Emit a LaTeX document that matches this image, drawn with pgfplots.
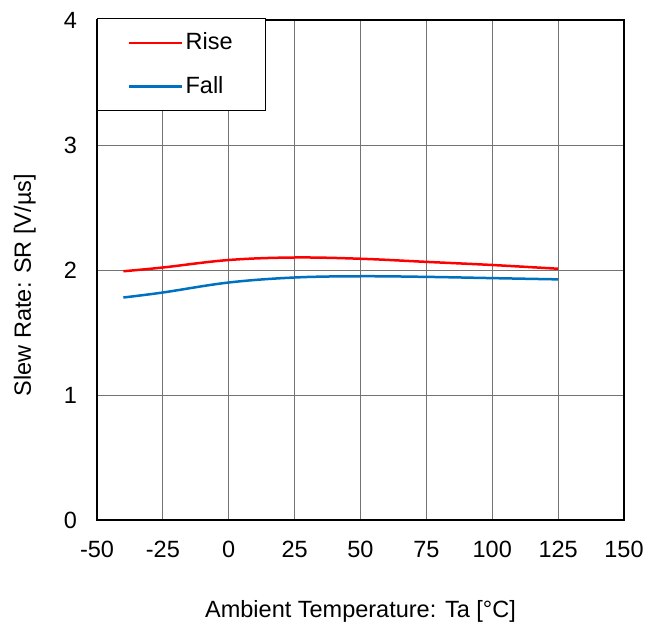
\documentclass[border=0pt]{standalone}
\usepackage{fontspec}
\setmainfont{Liberation Sans}
\usepackage{pgfplots}
\pgfplotsset{compat=1.18}
\definecolor{riseRed}{HTML}{FF0000}
\definecolor{fallBlue}{HTML}{0070C0}
\begin{document}
\fontsize{23.5bp}{28bp}\selectfont
\begin{tikzpicture}
\path[use as bounding box] (-97bp,-109bp) rectangle (562bp,520bp);
\begin{axis}[
  scale only axis,
  width=527bp, height=500bp,
  xmin=-50, xmax=150, ymin=0, ymax=4,
  xtick={-50,-25,0,25,50,75,100,125,150},
  ytick={0,1,2,3,4},
  xticklabels={-50,-25,0,25,50,75,100,125,150},
  yticklabels={0,1,2,3,4},
  major tick length=0pt,
  grid=major,
  major grid style={black!55, line width=0.9bp},
  axis line style={black, line width=1.5bp},
  xticklabel style={anchor=north, yshift=-13bp},
  yticklabel style={anchor=east, xshift=-12bp},
  xlabel={Ambient Temperature: Ta [°C]},
  ylabel={Slew Rate: SR [V/µs]},
  xlabel style={at={(axis description cs:0.5,-0.182)}, anchor=center},
  ylabel style={at={(axis description cs:-0.137,0.47)}, anchor=center, rotate=0},
  legend style={at={(axis description cs:0,1.004)}, anchor=north west,
    draw=black, line width=1.2bp, fill=white,
    inner xsep=30bp, inner ysep=11.5bp,
    nodes={inner sep=2.5bp}, row sep=18bp, column sep=0bp},
  legend cell align=left,
  legend image code/.code={\draw[#1, line width=2.5bp] (0bp,0bp) -- (53bp,0bp);},
]
\addplot[riseRed, line width=2.5bp, smooth, tension=0.6] coordinates {
  (-40,1.99) (-25,2.02) (0,2.08) (25,2.10) (50,2.09) (75,2.065) (100,2.04) (125,2.01)
};
\addlegendentry{Rise}
\addplot[fallBlue, line width=2.5bp, smooth, tension=0.6] coordinates {
  (-40,1.78) (-25,1.82) (0,1.90) (25,1.94) (50,1.95) (75,1.945) (100,1.935) (125,1.925)
};
\addlegendentry{Fall}
\end{axis}
\end{tikzpicture}
\end{document}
□ □ □ □ □ □ □
*GIVEN PROBLEM*:
Reproduce every line precisely as given, omitting all pictures.

*THE SOLUTION*:
Emit a LaTeX document that matches this image, drawn with pgfplots.
\documentclass[border=0pt]{standalone}
\usepackage{fontspec}
\setmainfont{Liberation Sans}
\usepackage{pgfplots}
\pgfplotsset{compat=1.18}
\definecolor{riseRed}{HTML}{FF0000}
\definecolor{fallBlue}{HTML}{0070C0}
\begin{document}
\fontsize{23.5bp}{28bp}\selectfont
\begin{tikzpicture}
\path[use as bounding box] (-97bp,-109bp) rectangle (562bp,520bp);
\begin{axis}[
  scale only axis,
  width=527bp, height=500bp,
  xmin=-50, xmax=150, ymin=0, ymax=4,
  xtick={-50,-25,0,25,50,75,100,125,150},
  ytick={0,1,2,3,4},
  xticklabels={-50,-25,0,25,50,75,100,125,150},
  yticklabels={0,1,2,3,4},
  major tick length=0pt,
  grid=major,
  major grid style={black!55, line width=0.9bp},
  axis line style={black, line width=1.5bp},
  xticklabel style={anchor=north, yshift=-13bp},
  yticklabel style={anchor=east, xshift=-12bp},
  xlabel={Ambient Temperature: Ta [°C]},
  ylabel={Slew Rate: SR [V/µs]},
  xlabel style={at={(axis description cs:0.5,-0.182)}, anchor=center},
  ylabel style={at={(axis description cs:-0.137,0.47)}, anchor=center, rotate=0},
  legend style={at={(axis description cs:0,1.004)}, anchor=north west,
    draw=black, line width=1.2bp, fill=white,
    inner xsep=30bp, inner ysep=11.5bp,
    nodes={inner sep=2.5bp}, row sep=18bp, column sep=0bp},
  legend cell align=left,
  legend image code/.code={\draw[#1, line width=2.5bp] (0bp,0bp) -- (53bp,0bp);},
]
\addplot[riseRed, line width=2.5bp, smooth, tension=0.6] coordinates {
  (-40,1.99) (-25,2.02) (0,2.08) (25,2.10) (50,2.09) (75,2.065) (100,2.04) (125,2.01)
};
\addlegendentry{Rise}
\addplot[fallBlue, line width=2.5bp, smooth, tension=0.6] coordinates {
  (-40,1.78) (-25,1.82) (0,1.90) (25,1.94) (50,1.95) (75,1.945) (100,1.935) (125,1.925)
};
\addlegendentry{Fall}
\end{axis}
\end{tikzpicture}
\end{document}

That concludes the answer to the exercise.